[Part of a data file]
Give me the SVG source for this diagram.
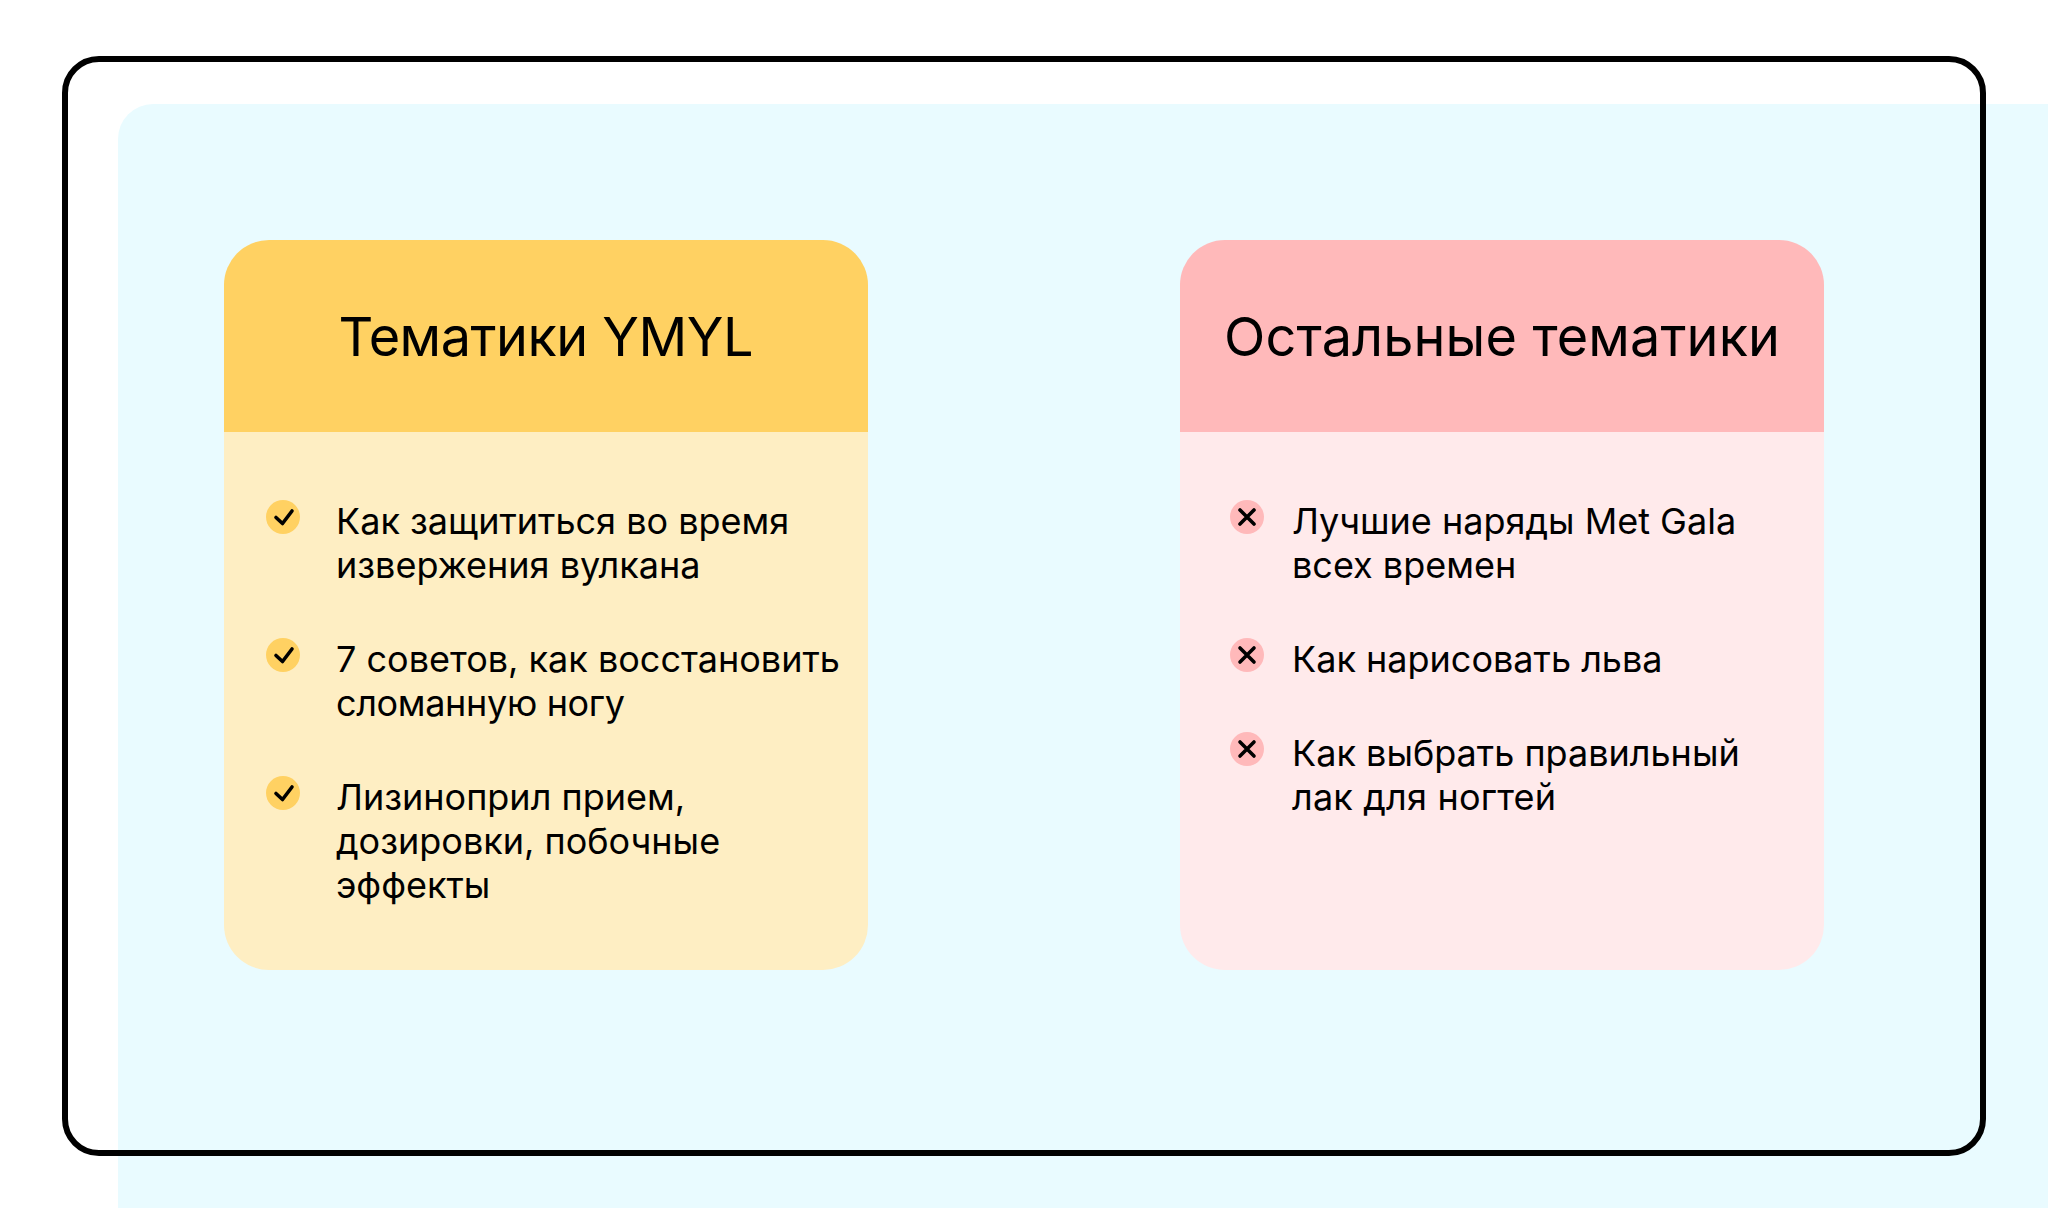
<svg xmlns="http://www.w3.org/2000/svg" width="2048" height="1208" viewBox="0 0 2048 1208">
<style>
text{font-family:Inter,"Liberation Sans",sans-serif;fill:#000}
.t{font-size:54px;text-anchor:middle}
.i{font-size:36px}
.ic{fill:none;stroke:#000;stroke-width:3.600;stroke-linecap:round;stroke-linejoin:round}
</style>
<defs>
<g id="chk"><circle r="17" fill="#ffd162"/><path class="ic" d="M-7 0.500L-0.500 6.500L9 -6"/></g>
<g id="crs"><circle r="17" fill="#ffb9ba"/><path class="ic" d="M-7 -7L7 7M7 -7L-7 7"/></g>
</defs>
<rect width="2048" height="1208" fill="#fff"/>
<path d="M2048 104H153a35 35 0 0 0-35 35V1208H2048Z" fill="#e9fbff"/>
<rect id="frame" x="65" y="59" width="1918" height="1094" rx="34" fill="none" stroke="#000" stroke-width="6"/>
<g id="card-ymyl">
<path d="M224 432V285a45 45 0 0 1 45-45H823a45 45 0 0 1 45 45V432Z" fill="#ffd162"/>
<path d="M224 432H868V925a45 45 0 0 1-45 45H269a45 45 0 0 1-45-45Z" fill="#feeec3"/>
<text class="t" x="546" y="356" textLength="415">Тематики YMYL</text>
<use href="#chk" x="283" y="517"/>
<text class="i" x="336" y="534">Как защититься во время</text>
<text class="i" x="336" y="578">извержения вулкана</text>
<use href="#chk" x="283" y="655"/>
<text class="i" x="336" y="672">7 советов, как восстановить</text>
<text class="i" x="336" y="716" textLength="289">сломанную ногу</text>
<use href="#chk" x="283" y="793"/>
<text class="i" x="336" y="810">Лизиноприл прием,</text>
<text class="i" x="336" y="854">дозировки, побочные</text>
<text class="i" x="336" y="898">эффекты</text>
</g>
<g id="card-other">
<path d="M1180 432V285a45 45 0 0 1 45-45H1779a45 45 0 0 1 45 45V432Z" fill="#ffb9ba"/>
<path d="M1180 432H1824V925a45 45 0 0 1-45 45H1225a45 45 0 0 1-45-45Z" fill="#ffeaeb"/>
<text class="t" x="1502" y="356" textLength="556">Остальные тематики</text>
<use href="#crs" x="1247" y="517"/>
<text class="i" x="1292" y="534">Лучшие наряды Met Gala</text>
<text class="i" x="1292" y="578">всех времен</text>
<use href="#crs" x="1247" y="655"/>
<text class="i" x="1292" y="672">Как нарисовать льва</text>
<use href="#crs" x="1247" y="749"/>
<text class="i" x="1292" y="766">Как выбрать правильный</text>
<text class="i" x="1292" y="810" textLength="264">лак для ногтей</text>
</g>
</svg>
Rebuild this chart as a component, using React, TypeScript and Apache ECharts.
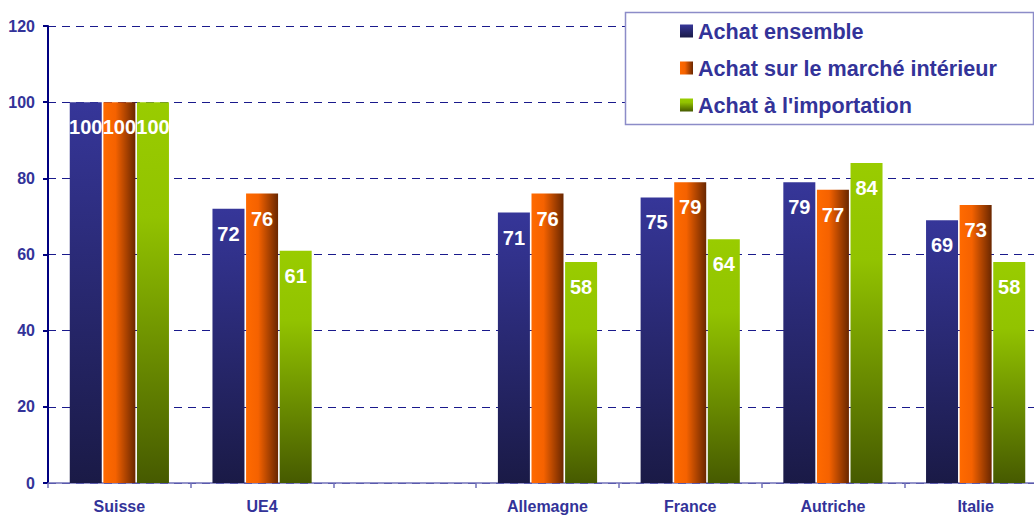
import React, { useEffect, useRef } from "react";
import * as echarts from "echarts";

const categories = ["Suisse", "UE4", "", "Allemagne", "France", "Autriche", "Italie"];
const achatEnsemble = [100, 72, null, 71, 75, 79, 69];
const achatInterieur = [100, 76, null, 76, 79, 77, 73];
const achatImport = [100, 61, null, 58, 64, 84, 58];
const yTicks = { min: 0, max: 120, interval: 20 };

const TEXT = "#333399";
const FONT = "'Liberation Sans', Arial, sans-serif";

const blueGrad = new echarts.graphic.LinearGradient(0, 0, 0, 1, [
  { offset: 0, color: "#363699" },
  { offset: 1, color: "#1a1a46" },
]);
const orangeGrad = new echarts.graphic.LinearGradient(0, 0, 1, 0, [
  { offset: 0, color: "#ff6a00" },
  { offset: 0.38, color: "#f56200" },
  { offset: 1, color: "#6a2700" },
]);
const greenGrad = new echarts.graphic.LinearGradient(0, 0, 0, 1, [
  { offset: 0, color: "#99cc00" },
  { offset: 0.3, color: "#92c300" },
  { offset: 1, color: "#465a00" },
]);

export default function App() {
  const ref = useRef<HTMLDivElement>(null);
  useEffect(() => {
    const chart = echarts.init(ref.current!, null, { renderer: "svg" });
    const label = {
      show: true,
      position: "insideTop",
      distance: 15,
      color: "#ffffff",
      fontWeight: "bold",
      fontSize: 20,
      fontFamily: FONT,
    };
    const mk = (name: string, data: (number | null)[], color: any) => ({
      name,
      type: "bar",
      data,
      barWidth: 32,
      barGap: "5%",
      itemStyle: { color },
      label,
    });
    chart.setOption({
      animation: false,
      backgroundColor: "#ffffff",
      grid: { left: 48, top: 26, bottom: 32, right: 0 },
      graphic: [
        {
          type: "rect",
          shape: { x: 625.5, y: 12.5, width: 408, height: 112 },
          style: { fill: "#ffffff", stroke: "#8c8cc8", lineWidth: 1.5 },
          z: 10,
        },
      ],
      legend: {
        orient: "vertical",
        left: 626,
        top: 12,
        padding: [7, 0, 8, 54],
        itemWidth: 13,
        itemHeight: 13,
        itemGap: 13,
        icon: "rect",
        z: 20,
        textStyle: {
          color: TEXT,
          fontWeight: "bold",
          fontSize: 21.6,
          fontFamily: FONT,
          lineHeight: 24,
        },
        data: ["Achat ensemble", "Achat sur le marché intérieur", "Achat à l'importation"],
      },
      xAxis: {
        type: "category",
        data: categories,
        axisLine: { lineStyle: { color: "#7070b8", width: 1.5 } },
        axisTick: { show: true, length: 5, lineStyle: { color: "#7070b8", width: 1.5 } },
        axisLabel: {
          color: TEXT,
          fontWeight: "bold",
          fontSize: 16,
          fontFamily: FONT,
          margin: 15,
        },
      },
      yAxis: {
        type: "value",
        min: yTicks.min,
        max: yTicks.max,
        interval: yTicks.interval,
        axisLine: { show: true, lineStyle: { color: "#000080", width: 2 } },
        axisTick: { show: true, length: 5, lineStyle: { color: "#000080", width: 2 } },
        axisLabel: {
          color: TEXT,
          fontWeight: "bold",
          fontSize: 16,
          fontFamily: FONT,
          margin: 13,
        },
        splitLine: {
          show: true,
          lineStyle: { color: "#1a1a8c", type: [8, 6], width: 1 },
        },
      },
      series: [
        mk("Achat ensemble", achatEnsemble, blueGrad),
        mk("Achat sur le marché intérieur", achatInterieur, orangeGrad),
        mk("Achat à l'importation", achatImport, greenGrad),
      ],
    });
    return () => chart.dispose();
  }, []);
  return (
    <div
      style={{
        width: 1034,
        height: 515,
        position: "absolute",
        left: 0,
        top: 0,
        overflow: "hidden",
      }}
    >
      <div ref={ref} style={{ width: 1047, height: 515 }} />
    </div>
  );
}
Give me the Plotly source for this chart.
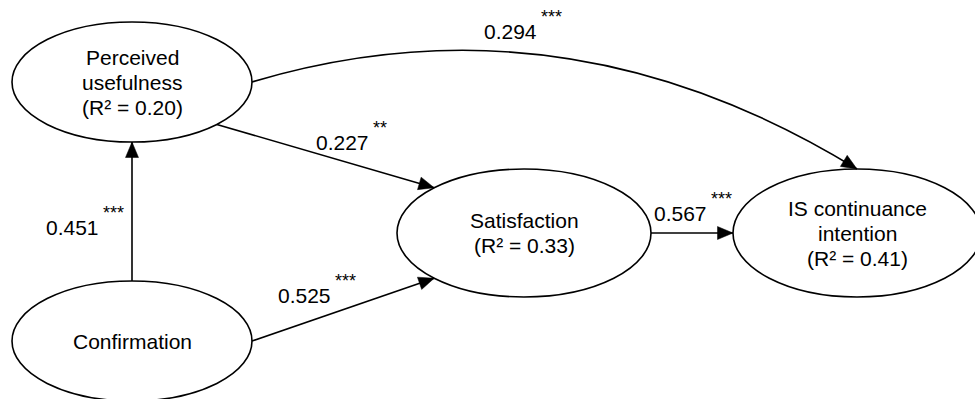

Exercise goal
Pictures stay out of the copy; please restate every record above exactly.

Task response
Give me the SVG source for this diagram.
<svg xmlns="http://www.w3.org/2000/svg" width="2048" height="1208" viewBox="0 0 2048 1208">
<style>
text{font-family:Inter,"Liberation Sans",sans-serif;fill:#000}
.t{font-size:54px;text-anchor:middle}
.i{font-size:36px}
.ic{fill:none;stroke:#000;stroke-width:3.600;stroke-linecap:round;stroke-linejoin:round}
</style>
<defs>
<g id="chk"><circle r="17" fill="#ffd162"/><path class="ic" d="M-7 0.500L-0.500 6.500L9 -6"/></g>
<g id="crs"><circle r="17" fill="#ffb9ba"/><path class="ic" d="M-7 -7L7 7M7 -7L-7 7"/></g>
</defs>
<rect width="2048" height="1208" fill="#fff"/>
<path d="M2048 104H153a35 35 0 0 0-35 35V1208H2048Z" fill="#e9fbff"/>
<rect id="frame" x="65" y="59" width="1918" height="1094" rx="34" fill="none" stroke="#000" stroke-width="6"/>
<g id="card-ymyl">
<path d="M224 432V285a45 45 0 0 1 45-45H823a45 45 0 0 1 45 45V432Z" fill="#ffd162"/>
<path d="M224 432H868V925a45 45 0 0 1-45 45H269a45 45 0 0 1-45-45Z" fill="#feeec3"/>
<text class="t" x="546" y="356" textLength="415">Тематики YMYL</text>
<use href="#chk" x="283" y="517"/>
<text class="i" x="336" y="534">Как защититься во время</text>
<text class="i" x="336" y="578">извержения вулкана</text>
<use href="#chk" x="283" y="655"/>
<text class="i" x="336" y="672">7 советов, как восстановить</text>
<text class="i" x="336" y="716" textLength="289">сломанную ногу</text>
<use href="#chk" x="283" y="793"/>
<text class="i" x="336" y="810">Лизиноприл прием,</text>
<text class="i" x="336" y="854">дозировки, побочные</text>
<text class="i" x="336" y="898">эффекты</text>
</g>
<g id="card-other">
<path d="M1180 432V285a45 45 0 0 1 45-45H1779a45 45 0 0 1 45 45V432Z" fill="#ffb9ba"/>
<path d="M1180 432H1824V925a45 45 0 0 1-45 45H1225a45 45 0 0 1-45-45Z" fill="#ffeaeb"/>
<text class="t" x="1502" y="356" textLength="556">Остальные тематики</text>
<use href="#crs" x="1247" y="517"/>
<text class="i" x="1292" y="534">Лучшие наряды Met Gala</text>
<text class="i" x="1292" y="578">всех времен</text>
<use href="#crs" x="1247" y="655"/>
<text class="i" x="1292" y="672">Как нарисовать льва</text>
<use href="#crs" x="1247" y="749"/>
<text class="i" x="1292" y="766">Как выбрать правильный</text>
<text class="i" x="1292" y="810" textLength="264">лак для ногтей</text>
</g>
</svg>
Rebuild this chart as a component, using React, TypeScript and Apache ECharts.
import React, { useEffect, useRef } from "react";
import * as echarts from "echarts";

const categories = ["Suisse", "UE4", "", "Allemagne", "France", "Autriche", "Italie"];
const achatEnsemble = [100, 72, null, 71, 75, 79, 69];
const achatInterieur = [100, 76, null, 76, 79, 77, 73];
const achatImport = [100, 61, null, 58, 64, 84, 58];
const yTicks = { min: 0, max: 120, interval: 20 };

const TEXT = "#333399";
const FONT = "'Liberation Sans', Arial, sans-serif";

const blueGrad = new echarts.graphic.LinearGradient(0, 0, 0, 1, [
  { offset: 0, color: "#363699" },
  { offset: 1, color: "#1a1a46" },
]);
const orangeGrad = new echarts.graphic.LinearGradient(0, 0, 1, 0, [
  { offset: 0, color: "#ff6a00" },
  { offset: 0.38, color: "#f56200" },
  { offset: 1, color: "#6a2700" },
]);
const greenGrad = new echarts.graphic.LinearGradient(0, 0, 0, 1, [
  { offset: 0, color: "#99cc00" },
  { offset: 0.3, color: "#92c300" },
  { offset: 1, color: "#465a00" },
]);

export default function App() {
  const ref = useRef<HTMLDivElement>(null);
  useEffect(() => {
    const chart = echarts.init(ref.current!, null, { renderer: "svg" });
    const label = {
      show: true,
      position: "insideTop",
      distance: 15,
      color: "#ffffff",
      fontWeight: "bold",
      fontSize: 20,
      fontFamily: FONT,
    };
    const mk = (name: string, data: (number | null)[], color: any) => ({
      name,
      type: "bar",
      data,
      barWidth: 32,
      barGap: "5%",
      itemStyle: { color },
      label,
    });
    chart.setOption({
      animation: false,
      backgroundColor: "#ffffff",
      grid: { left: 48, top: 26, bottom: 32, right: 0 },
      graphic: [
        {
          type: "rect",
          shape: { x: 625.5, y: 12.5, width: 408, height: 112 },
          style: { fill: "#ffffff", stroke: "#8c8cc8", lineWidth: 1.5 },
          z: 10,
        },
      ],
      legend: {
        orient: "vertical",
        left: 626,
        top: 12,
        padding: [7, 0, 8, 54],
        itemWidth: 13,
        itemHeight: 13,
        itemGap: 13,
        icon: "rect",
        z: 20,
        textStyle: {
          color: TEXT,
          fontWeight: "bold",
          fontSize: 21.6,
          fontFamily: FONT,
          lineHeight: 24,
        },
        data: ["Achat ensemble", "Achat sur le marché intérieur", "Achat à l'importation"],
      },
      xAxis: {
        type: "category",
        data: categories,
        axisLine: { lineStyle: { color: "#7070b8", width: 1.5 } },
        axisTick: { show: true, length: 5, lineStyle: { color: "#7070b8", width: 1.5 } },
        axisLabel: {
          color: TEXT,
          fontWeight: "bold",
          fontSize: 16,
          fontFamily: FONT,
          margin: 15,
        },
      },
      yAxis: {
        type: "value",
        min: yTicks.min,
        max: yTicks.max,
        interval: yTicks.interval,
        axisLine: { show: true, lineStyle: { color: "#000080", width: 2 } },
        axisTick: { show: true, length: 5, lineStyle: { color: "#000080", width: 2 } },
        axisLabel: {
          color: TEXT,
          fontWeight: "bold",
          fontSize: 16,
          fontFamily: FONT,
          margin: 13,
        },
        splitLine: {
          show: true,
          lineStyle: { color: "#1a1a8c", type: [8, 6], width: 1 },
        },
      },
      series: [
        mk("Achat ensemble", achatEnsemble, blueGrad),
        mk("Achat sur le marché intérieur", achatInterieur, orangeGrad),
        mk("Achat à l'importation", achatImport, greenGrad),
      ],
    });
    return () => chart.dispose();
  }, []);
  return (
    <div
      style={{
        width: 1034,
        height: 515,
        position: "absolute",
        left: 0,
        top: 0,
        overflow: "hidden",
      }}
    >
      <div ref={ref} style={{ width: 1047, height: 515 }} />
    </div>
  );
}
Give me the Plotly source for this chart.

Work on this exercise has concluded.